Oh awesome. That is exactly what I needed to know. Thanks for the information.
i hear illustration majors can take viscom 1 instead of perspective.
is it true and have any of you illustration majors out there done it?
i understand i might have to fight for my spot in the class since all id majors have to take it for their first term.. but if i can i'll up and do it. D:
Platinumheart : sorry i did not see your reply, For the portfolio just think to yourself, If i were to make concepts for a story ina movie or game, how would you do it?(Visualize the world). Paul Kwon ( shiramune )'s portfolio... At first glance, yes its rendered decently.. but as i kept exploring, it just seems like he did what he was always used to, characters with similar faces, very plastic or rubber-like rendering with very subtle ambient front lighting, the armor and cloth look the same, I just don't see any form or structure in his portfolio, don't get me wrong, he has great concepts and a great artist, but i think its from lack of sketching and drawing in 3d. I also would like to see some environments ( which is an essential to your portfolio ), But i think he didn't do any, or didn't show any, because he probably rendered environments like he did with his characters, same technique, which.. isn't how environments look (my guess). I think if he studied and practiced more away from his style/technique, i think his art would look a lot better.

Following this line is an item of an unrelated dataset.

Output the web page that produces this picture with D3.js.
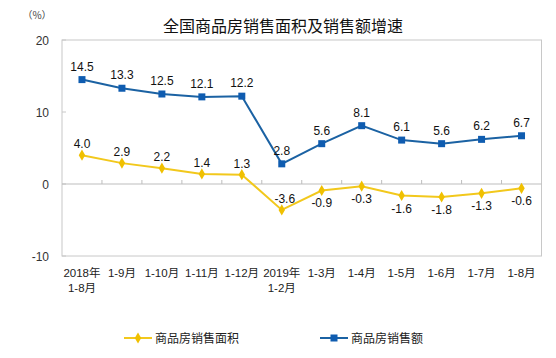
<!DOCTYPE html>
<html><head><meta charset="utf-8">
<script src="https://cdn.jsdelivr.net/npm/d3@7"></script>
<style>body{margin:0;background:#fff}svg{display:block}</style>
</head><body>
<script>
const categories = ["2018年|1-8月","1-9月","1-10月","1-11月","1-12月","2019年|1-2月","1-3月","1-4月","1-5月","1-6月","1-7月","1-8月"];
const areaGrowth = [4.0, 2.9, 2.2, 1.4, 1.3, -3.6, -0.9, -0.3, -1.6, -1.8, -1.3, -0.6];
const salesGrowth = [14.5, 13.3, 12.5, 12.1, 12.2, 2.8, 5.6, 8.1, 6.1, 5.6, 6.2, 6.7];
const yTicks = [-10, 0, 10, 20];
const seriesNames = ["商品房销售面积", "商品房销售额"];
const title = "全国商品房销售面积及销售额增速";

const W = 556, H = 358;
const m = {left: 62, right: 541.5, top: 40, bottom: 256};
const yellow = "#F2C81C", yellowM = "#F0C000";
const blue = "#1B62A3", blueM = "#0F5CB0";
const font = "'Liberation Sans', Arial, 'Noto Sans CJK SC', sans-serif";

const svg = d3.select("body").append("svg").attr("width", W).attr("height", H)
  .style("font-family", font);

const x = d3.scaleBand().domain(d3.range(categories.length)).range([m.left, m.right]);
const cx = i => x(i) + x.bandwidth() / 2;
const y = d3.scaleLinear().domain([-10, 20]).range([m.bottom, m.top]);

// title
svg.append("text").attr("x", 283).attr("y", 32).attr("text-anchor", "middle")
  .attr("font-size", 16).attr("fill", "#111").attr("font-family", "'Noto Sans CJK SC', sans-serif")
  .text(title);
svg.append("text").attr("x", 37).attr("y", 19).attr("text-anchor", "middle")
  .attr("font-size", 10).attr("fill", "#444").attr("font-family", "'Noto Sans CJK SC', sans-serif")
  .text("（%）");

// plot frame
svg.append("rect").attr("x", m.left).attr("y", m.top).attr("width", m.right - m.left)
  .attr("height", m.bottom - m.top).attr("fill", "none").attr("stroke", "#c8c8c8").attr("stroke-width", 1);

// y axis labels and ticks
yTicks.forEach(t => {
  svg.append("text").attr("x", 49).attr("y", y(t) + 4.5).attr("text-anchor", "end")
    .attr("font-size", 12).attr("fill", "#333").text(t);
  svg.append("line").attr("x1", m.left).attr("x2", m.left + 4).attr("y1", y(t)).attr("y2", y(t))
    .attr("stroke", "#c8c8c8");
});

// zero line and category ticks
svg.append("line").attr("x1", m.left).attr("x2", m.right).attr("y1", y(0)).attr("y2", y(0))
  .attr("stroke", "#bdbdbd").attr("stroke-width", 1);
d3.range(1, categories.length).forEach(i => {
  svg.append("line").attr("x1", x(i)).attr("x2", x(i)).attr("y1", y(0)).attr("y2", y(0) - 4)
    .attr("stroke", "#bdbdbd");
});

// x labels
categories.forEach((c, i) => {
  const parts = c.split("|");
  parts.forEach((p, k) => {
    svg.append("text").attr("x", cx(i)).attr("y", 277 + k * 15).attr("text-anchor", "middle")
      .attr("font-size", 11.5).attr("fill", "#222").text(p);
  });
});

const line = d3.line().x((d, i) => cx(i)).y(d => y(d));

// sales (blue)
svg.append("path").datum(salesGrowth).attr("d", line).attr("fill", "none")
  .attr("stroke", blue).attr("stroke-width", 2);
svg.selectAll(".bm").data(salesGrowth).enter().append("rect")
  .attr("x", (d, i) => cx(i) - 3.5).attr("y", d => y(d) - 3.5).attr("width", 7).attr("height", 7)
  .attr("fill", blueM);
svg.selectAll(".bl").data(salesGrowth).enter().append("text")
  .attr("x", (d, i) => cx(i)).attr("y", d => y(d) - 9).attr("text-anchor", "middle")
  .attr("font-size", 12).attr("fill", "#111").text(d => d.toFixed(1));

// area (yellow)
svg.append("path").datum(areaGrowth).attr("d", line).attr("fill", "none")
  .attr("stroke", yellow).attr("stroke-width", 2);
const diamond = d3.symbol().type(d3.symbolDiamond).size(36);
svg.selectAll(".ym").data(areaGrowth).enter().append("path")
  .attr("d", diamond).attr("transform", (d, i) => `translate(${cx(i)},${y(d)})`)
  .attr("fill", yellowM);
svg.selectAll(".yl").data(areaGrowth).enter().append("text")
  .attr("x", (d, i) => cx(i) + (i === 5 ? 3 : 0))
  .attr("y", (d, i) => (d >= 0 || i === 5) ? y(d) - 7 : y(d) + 17)
  .attr("text-anchor", "middle").attr("font-size", 12).attr("fill", "#111").text(d => d.toFixed(1));

// legend
const legend = [
  {name: seriesNames[0], x: 124, color: yellow, mc: yellowM, shape: "d"},
  {name: seriesNames[1], x: 320, color: blue, mc: blueM, shape: "s"}
];
legend.forEach(l => {
  const ly = 338;
  svg.append("line").attr("x1", l.x).attr("x2", l.x + 28).attr("y1", ly).attr("y2", ly)
    .attr("stroke", l.color).attr("stroke-width", 2);
  if (l.shape === "d") {
    svg.append("path").attr("d", diamond).attr("transform", `translate(${l.x + 14},${ly})`).attr("fill", l.mc);
  } else {
    svg.append("rect").attr("x", l.x + 10.5).attr("y", ly - 3.5).attr("width", 7).attr("height", 7).attr("fill", l.mc);
  }
  svg.append("text").attr("x", l.x + 31).attr("y", ly + 4.5).attr("font-size", 12)
    .attr("fill", "#222").attr("font-family", "'Noto Sans CJK SC', sans-serif").text(l.name);
});
</script>
</body></html>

I think an ideal portfolio would be Justin Oaksford's, he got a half ride. He goes by the name of 'Justin.' here on CA, his portfolio is somewhere in his sketchbook. 2 other people that posted their portfolios on the web are Danny Gardner and Robert simmons, It's on their blog, I'm sure their blog will pop up if you google it.
Hope that helps!
new student night on dec 2nd, anyone (new students of course) going? any new illustration students in here?